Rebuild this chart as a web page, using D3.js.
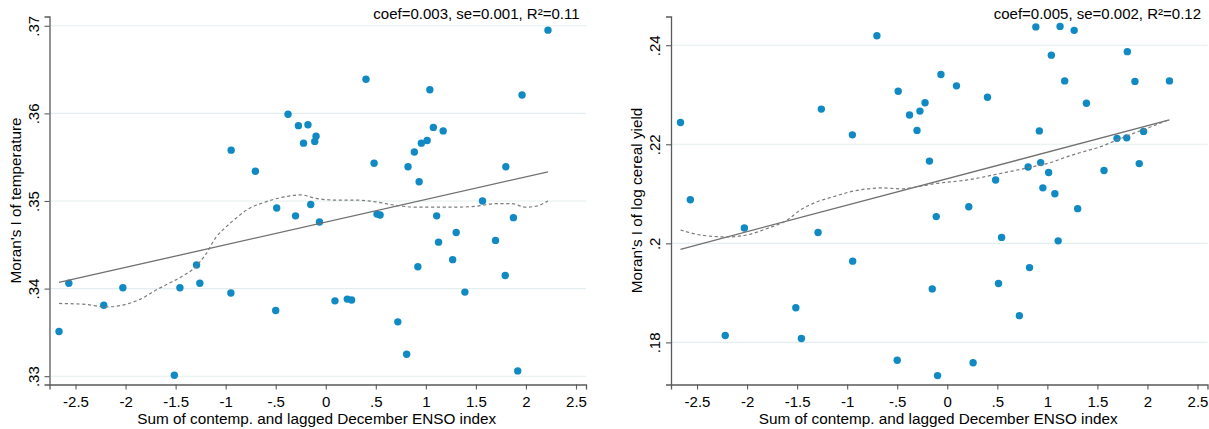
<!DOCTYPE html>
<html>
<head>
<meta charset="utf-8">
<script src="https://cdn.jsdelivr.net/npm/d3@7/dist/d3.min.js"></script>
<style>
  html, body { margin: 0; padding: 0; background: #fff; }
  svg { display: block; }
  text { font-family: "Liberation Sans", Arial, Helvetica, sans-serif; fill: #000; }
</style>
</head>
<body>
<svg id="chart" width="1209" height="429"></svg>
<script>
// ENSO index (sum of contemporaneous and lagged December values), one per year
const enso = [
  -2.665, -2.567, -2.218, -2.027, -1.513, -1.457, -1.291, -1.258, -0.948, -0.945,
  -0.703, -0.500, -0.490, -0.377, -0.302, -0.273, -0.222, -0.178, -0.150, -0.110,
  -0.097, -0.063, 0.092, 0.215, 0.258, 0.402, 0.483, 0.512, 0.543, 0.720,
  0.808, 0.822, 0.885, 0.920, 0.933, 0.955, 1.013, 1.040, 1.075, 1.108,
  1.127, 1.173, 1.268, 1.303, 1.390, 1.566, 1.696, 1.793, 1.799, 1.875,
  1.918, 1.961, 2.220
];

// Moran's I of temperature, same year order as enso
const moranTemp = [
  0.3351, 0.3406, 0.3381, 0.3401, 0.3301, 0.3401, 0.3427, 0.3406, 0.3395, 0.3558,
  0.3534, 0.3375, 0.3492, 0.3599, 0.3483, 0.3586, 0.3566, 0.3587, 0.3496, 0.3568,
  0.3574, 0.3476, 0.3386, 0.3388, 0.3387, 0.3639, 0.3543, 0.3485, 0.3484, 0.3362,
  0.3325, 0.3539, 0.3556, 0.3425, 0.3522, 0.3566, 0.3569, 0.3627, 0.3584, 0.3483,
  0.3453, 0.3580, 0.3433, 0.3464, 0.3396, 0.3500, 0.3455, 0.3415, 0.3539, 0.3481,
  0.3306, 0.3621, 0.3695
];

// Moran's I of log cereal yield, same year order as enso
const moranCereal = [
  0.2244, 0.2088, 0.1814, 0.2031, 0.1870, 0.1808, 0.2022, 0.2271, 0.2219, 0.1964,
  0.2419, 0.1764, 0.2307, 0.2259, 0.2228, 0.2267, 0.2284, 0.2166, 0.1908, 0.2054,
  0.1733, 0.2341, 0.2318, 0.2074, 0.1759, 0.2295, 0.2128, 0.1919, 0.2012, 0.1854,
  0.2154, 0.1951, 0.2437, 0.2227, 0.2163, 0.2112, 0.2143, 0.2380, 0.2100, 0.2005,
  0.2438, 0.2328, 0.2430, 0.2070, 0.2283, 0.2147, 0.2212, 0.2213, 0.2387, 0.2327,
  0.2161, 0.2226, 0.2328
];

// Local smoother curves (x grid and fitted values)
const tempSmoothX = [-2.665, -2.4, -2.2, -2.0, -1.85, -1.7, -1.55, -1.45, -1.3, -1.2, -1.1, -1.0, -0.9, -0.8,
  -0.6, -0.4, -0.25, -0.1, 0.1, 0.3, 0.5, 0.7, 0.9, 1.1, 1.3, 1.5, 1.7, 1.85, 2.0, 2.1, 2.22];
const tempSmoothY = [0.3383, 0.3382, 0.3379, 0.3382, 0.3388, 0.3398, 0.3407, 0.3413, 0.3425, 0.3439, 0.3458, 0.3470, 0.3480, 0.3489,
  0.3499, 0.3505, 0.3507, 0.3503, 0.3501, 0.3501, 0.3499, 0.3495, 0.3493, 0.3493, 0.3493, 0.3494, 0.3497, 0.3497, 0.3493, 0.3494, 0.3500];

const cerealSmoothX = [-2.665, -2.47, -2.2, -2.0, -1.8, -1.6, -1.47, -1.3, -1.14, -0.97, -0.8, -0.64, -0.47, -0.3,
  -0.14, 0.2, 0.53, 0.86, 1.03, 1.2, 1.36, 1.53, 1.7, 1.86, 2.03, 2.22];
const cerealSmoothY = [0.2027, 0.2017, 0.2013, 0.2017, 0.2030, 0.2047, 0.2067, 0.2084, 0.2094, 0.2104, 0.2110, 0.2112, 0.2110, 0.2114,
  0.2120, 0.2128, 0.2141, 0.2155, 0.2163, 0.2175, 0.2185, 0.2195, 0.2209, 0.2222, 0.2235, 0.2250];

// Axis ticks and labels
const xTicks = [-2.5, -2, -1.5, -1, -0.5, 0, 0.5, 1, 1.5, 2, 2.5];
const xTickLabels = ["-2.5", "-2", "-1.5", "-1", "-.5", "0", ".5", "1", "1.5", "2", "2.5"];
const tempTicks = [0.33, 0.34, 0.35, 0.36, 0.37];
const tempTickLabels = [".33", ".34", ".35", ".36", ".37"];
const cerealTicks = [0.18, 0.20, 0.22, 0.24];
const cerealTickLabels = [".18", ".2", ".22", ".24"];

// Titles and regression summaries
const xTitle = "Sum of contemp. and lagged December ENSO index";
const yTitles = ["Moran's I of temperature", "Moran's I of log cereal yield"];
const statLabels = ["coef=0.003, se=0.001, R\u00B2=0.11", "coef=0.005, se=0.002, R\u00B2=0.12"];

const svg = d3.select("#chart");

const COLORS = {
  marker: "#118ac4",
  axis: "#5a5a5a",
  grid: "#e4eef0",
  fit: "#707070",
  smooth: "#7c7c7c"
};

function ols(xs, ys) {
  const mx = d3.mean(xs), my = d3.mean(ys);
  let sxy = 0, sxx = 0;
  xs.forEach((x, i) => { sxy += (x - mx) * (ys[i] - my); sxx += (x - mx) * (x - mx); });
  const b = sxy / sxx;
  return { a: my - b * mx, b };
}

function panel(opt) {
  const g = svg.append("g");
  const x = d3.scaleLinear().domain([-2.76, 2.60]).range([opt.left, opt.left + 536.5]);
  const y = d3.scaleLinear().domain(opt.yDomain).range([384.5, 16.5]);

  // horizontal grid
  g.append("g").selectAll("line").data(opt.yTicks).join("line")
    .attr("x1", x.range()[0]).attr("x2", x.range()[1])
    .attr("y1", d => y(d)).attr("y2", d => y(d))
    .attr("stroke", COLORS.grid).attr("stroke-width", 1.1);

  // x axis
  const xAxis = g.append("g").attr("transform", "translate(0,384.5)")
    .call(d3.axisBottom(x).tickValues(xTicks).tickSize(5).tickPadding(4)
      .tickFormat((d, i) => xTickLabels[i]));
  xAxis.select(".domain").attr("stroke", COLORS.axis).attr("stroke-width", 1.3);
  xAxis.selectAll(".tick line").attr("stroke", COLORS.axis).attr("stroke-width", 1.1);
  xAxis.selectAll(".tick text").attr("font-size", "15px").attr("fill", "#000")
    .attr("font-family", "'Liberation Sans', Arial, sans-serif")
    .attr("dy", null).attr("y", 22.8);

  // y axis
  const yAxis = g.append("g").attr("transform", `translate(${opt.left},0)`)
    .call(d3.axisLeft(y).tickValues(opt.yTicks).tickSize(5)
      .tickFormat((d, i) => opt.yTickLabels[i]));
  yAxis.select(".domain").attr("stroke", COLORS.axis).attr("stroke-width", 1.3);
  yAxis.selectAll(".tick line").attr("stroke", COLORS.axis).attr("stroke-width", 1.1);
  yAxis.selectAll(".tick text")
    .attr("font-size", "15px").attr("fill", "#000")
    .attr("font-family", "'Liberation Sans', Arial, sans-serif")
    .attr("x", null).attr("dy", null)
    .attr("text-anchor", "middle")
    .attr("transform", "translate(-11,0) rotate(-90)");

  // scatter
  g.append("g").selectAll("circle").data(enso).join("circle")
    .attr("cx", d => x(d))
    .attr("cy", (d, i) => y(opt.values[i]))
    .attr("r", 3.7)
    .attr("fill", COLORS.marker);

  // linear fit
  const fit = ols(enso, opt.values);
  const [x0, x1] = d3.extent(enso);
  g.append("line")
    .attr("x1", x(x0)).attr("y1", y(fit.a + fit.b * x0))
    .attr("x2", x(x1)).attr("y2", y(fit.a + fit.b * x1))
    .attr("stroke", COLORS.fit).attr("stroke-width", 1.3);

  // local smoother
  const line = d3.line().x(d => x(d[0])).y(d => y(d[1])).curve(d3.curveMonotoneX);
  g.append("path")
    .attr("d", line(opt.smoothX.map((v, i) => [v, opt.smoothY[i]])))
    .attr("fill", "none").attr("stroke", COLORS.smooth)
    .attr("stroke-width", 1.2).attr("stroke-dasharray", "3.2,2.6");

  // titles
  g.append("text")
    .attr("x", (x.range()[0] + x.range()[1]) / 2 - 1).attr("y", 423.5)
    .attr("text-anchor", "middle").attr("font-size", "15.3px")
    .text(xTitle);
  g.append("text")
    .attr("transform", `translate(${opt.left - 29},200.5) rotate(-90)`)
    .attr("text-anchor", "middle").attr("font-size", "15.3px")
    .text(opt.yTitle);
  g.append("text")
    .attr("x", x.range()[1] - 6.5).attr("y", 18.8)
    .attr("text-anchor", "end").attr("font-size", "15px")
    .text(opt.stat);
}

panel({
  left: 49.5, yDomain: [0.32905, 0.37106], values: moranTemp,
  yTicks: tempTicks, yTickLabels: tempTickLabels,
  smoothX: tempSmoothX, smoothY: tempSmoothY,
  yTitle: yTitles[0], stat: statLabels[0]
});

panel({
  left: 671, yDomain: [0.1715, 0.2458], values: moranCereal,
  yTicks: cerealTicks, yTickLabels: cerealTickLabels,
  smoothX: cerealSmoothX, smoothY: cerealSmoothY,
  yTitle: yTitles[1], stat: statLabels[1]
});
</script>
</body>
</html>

---

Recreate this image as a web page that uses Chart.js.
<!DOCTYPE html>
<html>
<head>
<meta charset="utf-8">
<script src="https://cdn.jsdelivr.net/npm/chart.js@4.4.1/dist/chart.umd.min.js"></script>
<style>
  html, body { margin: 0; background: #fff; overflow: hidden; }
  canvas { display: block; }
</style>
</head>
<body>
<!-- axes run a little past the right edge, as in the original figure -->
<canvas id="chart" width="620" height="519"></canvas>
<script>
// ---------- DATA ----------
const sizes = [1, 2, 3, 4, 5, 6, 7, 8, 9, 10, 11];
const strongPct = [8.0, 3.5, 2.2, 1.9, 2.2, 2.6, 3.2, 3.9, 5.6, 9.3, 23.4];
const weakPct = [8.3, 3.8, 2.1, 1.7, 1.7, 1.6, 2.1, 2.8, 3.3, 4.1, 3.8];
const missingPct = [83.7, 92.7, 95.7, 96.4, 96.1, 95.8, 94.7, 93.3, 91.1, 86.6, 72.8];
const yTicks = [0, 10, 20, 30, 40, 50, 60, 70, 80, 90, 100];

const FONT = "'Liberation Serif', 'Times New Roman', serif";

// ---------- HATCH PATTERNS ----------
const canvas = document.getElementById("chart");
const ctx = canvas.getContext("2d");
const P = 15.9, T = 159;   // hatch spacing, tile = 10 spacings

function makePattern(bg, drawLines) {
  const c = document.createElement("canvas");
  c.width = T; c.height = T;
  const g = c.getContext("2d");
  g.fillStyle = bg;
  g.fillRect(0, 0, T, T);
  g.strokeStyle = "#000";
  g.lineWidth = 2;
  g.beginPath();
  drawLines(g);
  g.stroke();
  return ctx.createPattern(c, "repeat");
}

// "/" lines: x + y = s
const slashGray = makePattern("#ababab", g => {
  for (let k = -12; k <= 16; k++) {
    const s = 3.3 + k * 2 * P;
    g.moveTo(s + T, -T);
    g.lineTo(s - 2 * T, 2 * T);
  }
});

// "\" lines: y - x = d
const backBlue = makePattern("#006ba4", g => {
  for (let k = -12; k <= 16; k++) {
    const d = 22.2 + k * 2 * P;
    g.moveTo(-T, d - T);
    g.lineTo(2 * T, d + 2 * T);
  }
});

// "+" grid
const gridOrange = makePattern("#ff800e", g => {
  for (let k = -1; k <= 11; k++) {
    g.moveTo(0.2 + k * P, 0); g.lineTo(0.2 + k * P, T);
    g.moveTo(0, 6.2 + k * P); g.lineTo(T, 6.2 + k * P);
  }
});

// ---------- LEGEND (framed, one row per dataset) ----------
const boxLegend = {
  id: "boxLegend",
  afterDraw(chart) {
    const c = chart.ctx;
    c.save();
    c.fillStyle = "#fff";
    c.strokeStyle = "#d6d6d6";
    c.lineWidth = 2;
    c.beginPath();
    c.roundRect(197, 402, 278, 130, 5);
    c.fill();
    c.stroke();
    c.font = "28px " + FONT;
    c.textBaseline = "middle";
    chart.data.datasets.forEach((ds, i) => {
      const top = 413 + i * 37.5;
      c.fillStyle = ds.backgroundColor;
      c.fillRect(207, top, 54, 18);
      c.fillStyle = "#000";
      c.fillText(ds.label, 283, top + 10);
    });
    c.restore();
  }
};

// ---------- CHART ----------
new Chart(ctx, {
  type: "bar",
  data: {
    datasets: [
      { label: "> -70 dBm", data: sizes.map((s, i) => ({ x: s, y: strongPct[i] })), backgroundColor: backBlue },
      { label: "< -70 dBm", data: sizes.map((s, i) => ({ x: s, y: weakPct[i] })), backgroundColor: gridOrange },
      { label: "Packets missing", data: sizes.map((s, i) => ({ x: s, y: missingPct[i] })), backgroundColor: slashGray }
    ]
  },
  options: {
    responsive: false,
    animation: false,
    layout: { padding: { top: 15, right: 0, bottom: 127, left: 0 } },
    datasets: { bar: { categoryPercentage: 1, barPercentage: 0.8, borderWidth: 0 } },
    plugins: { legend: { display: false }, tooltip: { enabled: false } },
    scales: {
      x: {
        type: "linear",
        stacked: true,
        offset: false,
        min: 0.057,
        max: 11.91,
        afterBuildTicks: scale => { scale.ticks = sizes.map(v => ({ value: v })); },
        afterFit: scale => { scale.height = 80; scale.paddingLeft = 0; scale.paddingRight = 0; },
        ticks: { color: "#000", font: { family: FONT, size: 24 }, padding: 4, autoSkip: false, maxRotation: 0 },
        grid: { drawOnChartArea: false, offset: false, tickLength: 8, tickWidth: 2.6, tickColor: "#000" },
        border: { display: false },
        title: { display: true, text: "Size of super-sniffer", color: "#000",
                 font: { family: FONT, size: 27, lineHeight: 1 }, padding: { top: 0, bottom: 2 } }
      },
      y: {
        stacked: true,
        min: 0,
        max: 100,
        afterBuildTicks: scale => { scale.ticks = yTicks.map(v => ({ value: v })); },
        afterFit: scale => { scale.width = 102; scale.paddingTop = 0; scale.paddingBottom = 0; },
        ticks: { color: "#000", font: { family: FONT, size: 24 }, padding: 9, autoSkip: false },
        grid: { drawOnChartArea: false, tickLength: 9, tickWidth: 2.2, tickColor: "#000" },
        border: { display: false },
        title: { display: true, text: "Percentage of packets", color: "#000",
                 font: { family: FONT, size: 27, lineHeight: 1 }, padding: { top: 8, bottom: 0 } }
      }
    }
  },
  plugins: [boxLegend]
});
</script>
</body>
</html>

WHAT THE EXERCISE ASKS →
Return only the count of lines in the records that hold the word "page".

TASK SOLUTION →
2